Bulldoze short run buildings at night and place long run buildings. Reverse in the morning. This will mean upgrading your barn so you can hold a buffer of stock for contracts.
Sometimes it doesn’t make sense to cycle contracts trying to move pigs and wool in the evening if you don’t have them overnight. Just wait till you can cycle contracts in the morning with a full farm.
Don’t want to be up 16 hours to perfectly time 3 almond crops per day? Bulldozer. Cycle your orchards. One space runs almond, apple, apple, almond, another can run apple, apple almond, almond. This will run almonds overnight and stagger their harvest through the day.
Buying Packages
Evaluating spending real money on this event is a little challenging. The value of gold is lowered due to the fact its effect disappears after the event ends. The value of packages also diminishes as your farm grows ($5 USD has more impact on a level 5 farm than a level 25 farm), and that is only 3-4 days on the dream farm. Everything has its gold costs adjusted to reflect this, but land and decorations still leave a lot to be desired or enticing. Spending 800 gold on a decoration to get +4 happiness is an insanely bad deal, especially when premium orchards are less than 400 gold and land is so cheap. $20 USD in gold to buy land you can get by sending less than 3 contracts? Buying the materials package ($10) to just upgrade the farmhouse will get you roughly 3 mascots, equivalent to $15 USD in gold, but you need to get to level 7 first. The last issue is that the value of mascots severely decrease as you get more of the same. Your first one is big, the next 2 are 1/10th as valuable.
I fully expect Big Farm will try to sweeten the packages to try and entice more players into spending.
If you buy packages for dream farm, consider these tips:
- Buying a package for casual or relaxed play should be thought of as a Quality of Life improvement that reduces stress and frustration. It is OK if that is what you need. It won't have a huge impact on your end rewards.

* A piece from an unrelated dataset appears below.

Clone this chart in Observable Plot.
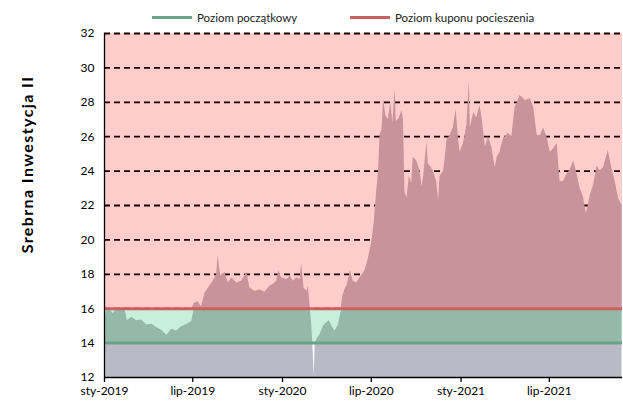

- Buying a package as an investment to earn more rewards means you need to get 1 mascot for every $5 USD spent. Don't spend $20 to upgrade your farmhouse 3 levels and get 1 mascot.
- Buy early - use packages at the beginning to get going. Build, start your processes, then take a break to let your stables and orchards ripen.
- Spend gold on things you can't earn. Decorations and Land are bad.
- Any building you keep at level 1 is good for gold. Be careful with fields and orchards if you need to upgrade for nectar
- Windmills are King. The bottle neck of your farm is the windmills, so a level 3 premium windmill is a huge impact on your success.